ビジネス書はネジである。

『佐藤可士和の超整理術』の中に、ユニクロの話が出てくる。
ユニクロのニューヨーク旗艦店のADを依頼された。
それで柳井会長にヒアリングをしたとき、感銘を受けた言葉があった、という。
「服は服装の部品です」
ユニクロは部品(パーツ)としての服を作り、それを客が自由に組み合わせるのだ、という。
この箇所でも目からうろこが落ちました。
トータルファッションではなくパーツ。
だからユニクロは同じアイテムに圧倒的なカラーバリエーションを備える。
昔の鉄道模型ファンからすると、ユニクロのあの品揃えが、部品を圧倒的な物量感で陳列する模型店のように見えたのは、そのせいなのかもしれない。

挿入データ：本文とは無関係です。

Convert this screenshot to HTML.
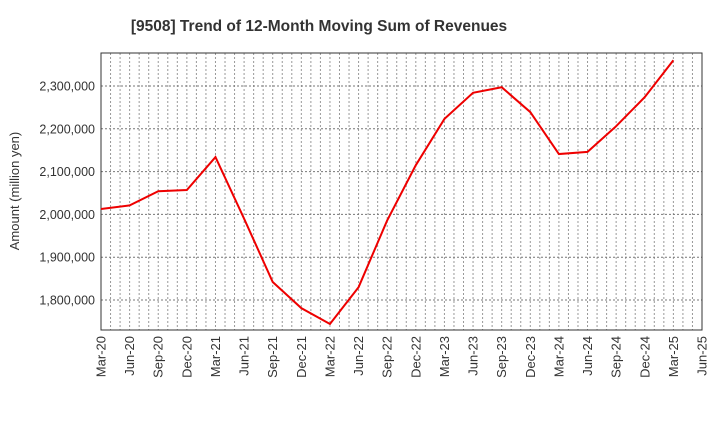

この本を、デザインを編集、クライアントを著者に置き換えて編集論として読んできた文脈でいくと。
「本は知の集積の部品」
とくにビジネス書は、ネジみたいなもの(模型の世界ではビスと言うけど)ではないか。
ネジは多品種多量生産の、たいていの工業生産品に必要な基礎商品。
長さ、直径、ピッチごとに、大量の品揃えが必要。
どんなハイテク品でも、いったん壊れたら、規格の合うネジがないと、修理することができない。
人は大体、潜在的にも顕在的にも壊れている。
顕在的に壊れている人には、それを直すネジが必要。
潜在的に壊れている人には、それを顕在化する問いかけをして、壊れたところに気づいてもらい、ネジを提供する。
ただしそのネジは、規格が合う人に限って使いまわしができる。
そういうネジみたいな本を作ればいいのかもしれない。